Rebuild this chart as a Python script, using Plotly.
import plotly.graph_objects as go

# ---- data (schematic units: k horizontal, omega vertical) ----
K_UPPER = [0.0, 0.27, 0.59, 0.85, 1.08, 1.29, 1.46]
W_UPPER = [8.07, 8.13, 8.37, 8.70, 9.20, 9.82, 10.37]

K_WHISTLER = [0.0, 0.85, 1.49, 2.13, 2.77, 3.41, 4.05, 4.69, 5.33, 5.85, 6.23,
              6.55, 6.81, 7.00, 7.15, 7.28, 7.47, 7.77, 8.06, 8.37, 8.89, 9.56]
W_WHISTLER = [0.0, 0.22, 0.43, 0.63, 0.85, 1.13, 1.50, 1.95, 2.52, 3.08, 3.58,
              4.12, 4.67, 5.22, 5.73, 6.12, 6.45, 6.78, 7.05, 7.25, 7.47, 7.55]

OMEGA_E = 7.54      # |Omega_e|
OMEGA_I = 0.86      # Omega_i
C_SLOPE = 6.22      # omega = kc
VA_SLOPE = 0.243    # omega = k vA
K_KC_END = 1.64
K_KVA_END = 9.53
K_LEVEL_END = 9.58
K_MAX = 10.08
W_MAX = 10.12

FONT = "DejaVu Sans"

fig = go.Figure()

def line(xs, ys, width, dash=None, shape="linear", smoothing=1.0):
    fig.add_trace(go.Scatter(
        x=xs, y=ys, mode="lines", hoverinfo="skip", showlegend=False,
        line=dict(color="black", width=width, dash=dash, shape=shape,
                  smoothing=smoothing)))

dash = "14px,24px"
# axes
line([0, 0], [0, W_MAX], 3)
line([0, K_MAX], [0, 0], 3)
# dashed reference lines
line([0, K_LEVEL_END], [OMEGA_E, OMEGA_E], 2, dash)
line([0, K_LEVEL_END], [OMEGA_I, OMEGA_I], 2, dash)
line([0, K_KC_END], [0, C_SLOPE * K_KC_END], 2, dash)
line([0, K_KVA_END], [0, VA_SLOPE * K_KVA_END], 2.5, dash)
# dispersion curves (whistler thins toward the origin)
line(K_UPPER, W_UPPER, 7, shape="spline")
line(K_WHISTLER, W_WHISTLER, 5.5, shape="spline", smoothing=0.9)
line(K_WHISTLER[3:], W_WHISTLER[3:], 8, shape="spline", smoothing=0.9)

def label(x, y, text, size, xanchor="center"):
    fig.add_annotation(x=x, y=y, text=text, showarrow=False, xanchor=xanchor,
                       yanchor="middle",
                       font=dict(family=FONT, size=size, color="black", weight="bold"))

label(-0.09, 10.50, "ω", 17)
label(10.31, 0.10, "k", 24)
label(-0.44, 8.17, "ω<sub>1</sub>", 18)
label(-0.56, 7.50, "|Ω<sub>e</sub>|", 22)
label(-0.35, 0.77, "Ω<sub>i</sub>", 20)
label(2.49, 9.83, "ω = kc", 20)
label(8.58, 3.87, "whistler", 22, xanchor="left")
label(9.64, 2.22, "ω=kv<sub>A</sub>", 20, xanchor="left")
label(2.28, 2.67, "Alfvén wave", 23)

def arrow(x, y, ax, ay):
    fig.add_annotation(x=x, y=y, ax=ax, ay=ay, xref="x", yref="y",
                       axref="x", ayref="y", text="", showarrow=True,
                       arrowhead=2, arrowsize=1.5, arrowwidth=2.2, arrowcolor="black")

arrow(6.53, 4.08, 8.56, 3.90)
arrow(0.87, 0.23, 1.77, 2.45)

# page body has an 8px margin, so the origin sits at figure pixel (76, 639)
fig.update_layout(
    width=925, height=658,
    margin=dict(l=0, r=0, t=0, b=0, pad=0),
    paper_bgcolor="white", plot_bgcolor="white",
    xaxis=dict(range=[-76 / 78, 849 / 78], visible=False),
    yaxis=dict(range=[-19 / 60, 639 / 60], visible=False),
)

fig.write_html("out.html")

--

* To do
Can you write out the lines above, from the first one through the one containing "W_UPPER = [8.07, 8.13, 8.37, 8.70, 9.20, 9.82, 10.37]", exactly as they appear and nothing more?

* Task answer
Rebuild this chart as a Python script, using Plotly.
import plotly.graph_objects as go

# ---- data (schematic units: k horizontal, omega vertical) ----
K_UPPER = [0.0, 0.27, 0.59, 0.85, 1.08, 1.29, 1.46]
W_UPPER = [8.07, 8.13, 8.37, 8.70, 9.20, 9.82, 10.37]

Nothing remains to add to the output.